Last night my boy, almost 3, woke up and came to our room talking about Mamá. He was fully alert, but we put him in our bed with us hoping he’d pass back out because it was close to midnight. He was too awake to fall back asleep quickly though. As he laid there trying, he would pop up suddenly start talking about his deep, random thoughts. I feigned sleep to encourage him to keep trying, and to my surprise he did keep trying.
After some time he started sitting up, looking around the darkened room, laying back down, then sitting up again to feel for me. When he found me he leaned forward and kissed me. He first got my shoulder, on the blanket, then he tried again and got my shoulder on my skin. He laid back down and continued feeling around for me. He found my beard and rubbed it so gently for a moment, then sat up and kissing me on my cheek. I couldn’t help it; I grabbed his head and kissed him back! I thought he’d really start talking now that I had enthusiastically confirmed that I was awake, but he just laid back down and put his hand on my shoulder.
A few moments later he rolled away and then I passed out.
This is the sweetest child I’ve ever met. He never fails to impress me.
Each of my kids are chatter-boxes, but they’re each completely different in how they chatter and what they chatter about. I like hearing what they have to say about the world around them, and how they perceive it, so I often engage with them about world events. Sometimes I get literally nothing out of them, and other times I get more than I bargained for when they tell me something that I wouldn’t agree with or didn’t see coming. Then there are times when it becomes abundantly clear that they’re listening and processing in those moments of silence.
Over this weekend I had trapped one of them in the car with me as I running her around town. As always, when there is no sibling competing for attention –or air time– the chattering starts up. This is always the best time to jump in and see what kind of thoughts are bouncing around their minds. This time I had Paris on my mind and I wanted to get her take on it.
Of course this event was not on her world news radar as this particular kid (12) is more into gaming than social media, so she had no idea what I was talking about. I simply said that terrorists attacked Paris, in multiple locations, killing more than 100 people. There was some silence after than, in what I thought was a lack of interest, but she started to ask a few questions about who the attackers were and why would they do that. I provided the limited answers that I could, and after a while she started to make more sense than most people in any government.
For the sake of simplicity, and because I am not one known for a perfect memory, I’ll paraphrase what my 12 year old had to say about war:
“I think it’s stupid for people to be so one-side about war.
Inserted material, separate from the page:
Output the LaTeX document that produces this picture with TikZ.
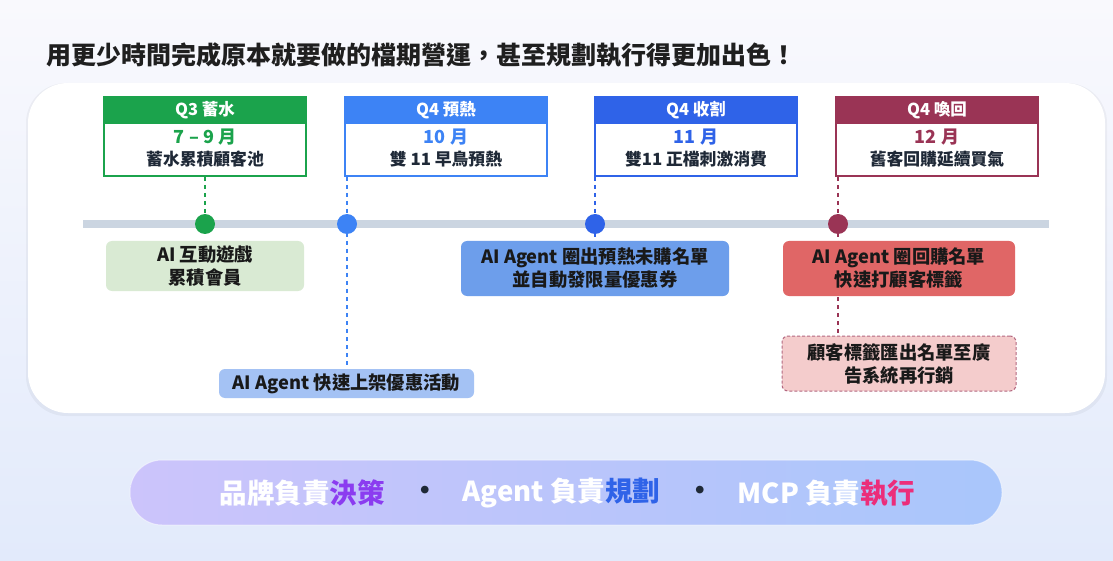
\documentclass[tikz,border=0pt]{standalone}
\usepackage{fontspec}
\setmainfont{Noto Sans CJK TC}
\usetikzlibrary{calc}
\definecolor{cg}{HTML}{1BA34C}
\definecolor{cb}{HTML}{3D83F5}
\definecolor{cdb}{HTML}{2F63E8}
\definecolor{cmar}{HTML}{9A3455}
\definecolor{tlc}{HTML}{CBD5E1}
\definecolor{lg}{HTML}{D9EAD3}
\definecolor{bb}{HTML}{6D9EEB}
\definecolor{rb}{HTML}{E06666}
\definecolor{lb}{HTML}{A4C2F4}
\definecolor{pk}{HTML}{F4CCCC}
\definecolor{txt}{HTML}{1F2937}
\definecolor{bgtop}{HTML}{F9F9FD}
\definecolor{bgbot}{HTML}{E2EAFB}
\definecolor{pl}{HTML}{CCC4FB}
\definecolor{pr}{HTML}{A9C6FB}
\definecolor{cpur}{HTML}{8B3CF0}
\definecolor{cpink}{HTML}{EC2D7A}
\pgfdeclarelayer{back}
\pgfdeclarelayer{connl}
\pgfsetlayers{back,connl,main}
\begin{document}
\begin{tikzpicture}[x=1pt,y=-1pt,
  hdr/.style={rectangle, minimum width=202pt, minimum height=26pt, inner sep=0pt, text=white, line width=2pt,
    font={\bfseries\fontsize{16.5}{20}\selectfont}},
  bodybox/.style={rectangle, fill=white, minimum width=202pt, minimum height=79pt, inner sep=0pt, line width=2pt},
  mon/.style={inner sep=0pt, font={\bfseries\fontsize{18}{21}\selectfont}},
  desc/.style={inner sep=0pt, text=txt, font={\bfseries\fontsize{16.8}{20}\selectfont}},
  tdot/.style={circle, minimum size=20pt, inner sep=0pt},
  note/.style={rectangle, rounded corners=6pt, inner sep=0pt, align=center, text=black!90,
    font={\bfseries\fontsize{18.3}{23}\selectfont}},
  conn/.style={line width=1.6pt, dash pattern=on 4pt off 4pt},
  big/.style={inner sep=0pt, text=white, font={\bfseries\fontsize{27.5}{32}\selectfont}}
]
\useasboundingbox (0,0) rectangle (1113,561);
\begin{pgfonlayer}{back}
\shade[top color=bgtop, bottom color=bgbot] (0,0) rectangle (1113,561);
\fill[black, opacity=0.04, rounded corners=40pt] (26,83) rectangle (1107,416);
\fill[white, rounded corners=40pt] (28,83) rectangle (1105,413);
\end{pgfonlayer}
% title
\node[anchor=west, inner sep=0pt, text=black!88, font={\bfseries\fontsize{25}{29}\selectfont}] (title) at (46,55)
  {用更少時間完成原本就要做的檔期營運，甚至規劃執行得更加出色！};
% timeline
\coordinate (tl1) at (83,224);
\coordinate (tl2) at (1049,224);
\draw[tlc, line width=8pt] (tl1) -- (tl2);
% top boxes
\node[bodybox, draw=cg, anchor=north] (b1) at (205,96) {};
\node[hdr, fill=cg, draw=cg, anchor=north] (h1) at (205,96) {Q3 蓄水};
\node[mon, text=cg] (m1) at (205,137) {7 – 9 月};
\node[desc] (d1) at (205,159) {蓄水累積顧客池};

\node[bodybox, draw=cb, anchor=north] (b2) at (446,96) {};
\node[hdr, fill=cb, draw=cb, anchor=north] (h2) at (446,96) {Q4 預熱};
\node[mon, text=cb] (m2) at (446,137) {10 月};
\node[desc] (d2) at (446,159) {雙 11 早鳥預熱};

\node[bodybox, draw=cdb, anchor=north] (b3) at (696,96) {};
\node[hdr, fill=cdb, draw=cdb, anchor=north] (h3) at (696,96) {Q4 收割};
\node[mon, text=cdb] (m3) at (696,137) {11 月};
\node[desc] (d3) at (696,159) {雙11 正檔刺激消費};

\node[bodybox, draw=cmar, anchor=north] (b4) at (937,96) {};
\node[hdr, fill=cmar, draw=cmar, anchor=north] (h4) at (937,96) {Q4 喚回};
\node[mon, text=cmar] (m4) at (937,137) {12 月};
\node[desc] (d4) at (937,159) {舊客回購延續買氣};
% dots
\node[tdot, fill=cg] (p1) at (205,224) {};
\node[tdot, fill=cb] (p2) at (347,224) {};
\node[tdot, fill=cdb] (p3) at (595,224) {};
\node[tdot, fill=cmar] (p4) at (838,224) {};
% notes
\node[note, fill=lg, minimum width=198pt, minimum height=50pt] (n1) at (205,266) {AI 互動遊戲\\累積會員};
\node[note, fill=bb, minimum width=268pt, minimum height=55pt] (n3) at (595,268.5) {AI Agent 圈出預熱未購名單\\並自動發限量優惠券};
\node[note, fill=rb, minimum width=232pt, minimum height=55pt] (n4) at (899,268.5) {AI Agent 圈回購名單\\快速打顧客標籤};
\node[note, fill=lb, minimum width=255pt, minimum height=29pt] (n2) at (346.5,383.5) {AI Agent 快速上架優惠活動};
\node[note, fill=pk, draw=cmar!75, line width=1pt, dash pattern=on 3pt off 2pt, minimum width=234pt, minimum height=55pt] (n5) at (899,363.5) {顧客標籤匯出名單至廣\\告系統再行銷};
% connectors
\begin{pgfonlayer}{connl}
\draw[conn, cg] (b1.south) -- (p1);
\draw[conn, cb] (b2.south -| p2) -- (n2.north -| p2);
\draw[conn, cdb] (b3.south -| p3) -- (n3.north -| p3);
\draw[conn, cmar] (b4.south -| p4) -- (n5.north -| p4);
\end{pgfonlayer}
% bottom pill
\shade[left color=pl, right color=pr, rounded corners=32pt] (130,460) rectangle (1002,525);
\draw[white, opacity=0.5, line width=1pt, rounded corners=32pt] (130,460) rectangle (1002,525);
\node[big] (s1) at (302,493) {品牌負責\textcolor{cpur}{決策}};
\node[big, text=txt] (dt1) at (425,493) {•};
\node[big] (s2) at (561.5,493) {Agent 負責\textcolor{cdb}{規劃}};
\node[big, text=txt] (dt2) at (700,493) {•};
\node[big] (s3) at (826.5,493) {MCP 負責\textcolor{cpink}{執行}};
\end{tikzpicture}
\end{document}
The people they’re killing aren’t the bad guys – they’re just people who have families too. And THOSE people think WE are the bad guys, too. It’s just a point of view – we are all just people. They think we are bad, we think they are bad, but none of that matters. It’s just killing and it’s stupid.”
I should point out that she added angry emphasis onto “stupid,” as she is known to do when things are stupid (in her point of view).
This didn’t really strike me at the time. I was proud of her for thinking like that and I told her that she is absolutely correct. I pointed out that so many people haven’t reached that level of thinking yet. But, since it was just so like her to say that, I didn’t come back to it until I drank a cup of my Facebook news feed this morning.
A friend of mine wrote, “If you feel so strongly about sending people over to other countries to kill people, just go yourself.” Yea, he is right, and after reading that I was reminded of my daughter’s point of view, and so I posted it there as a comment, just to add some strength to the sentiment, and as the day went on I realized that she had a point strong enough to warrant repeating (thus this posting).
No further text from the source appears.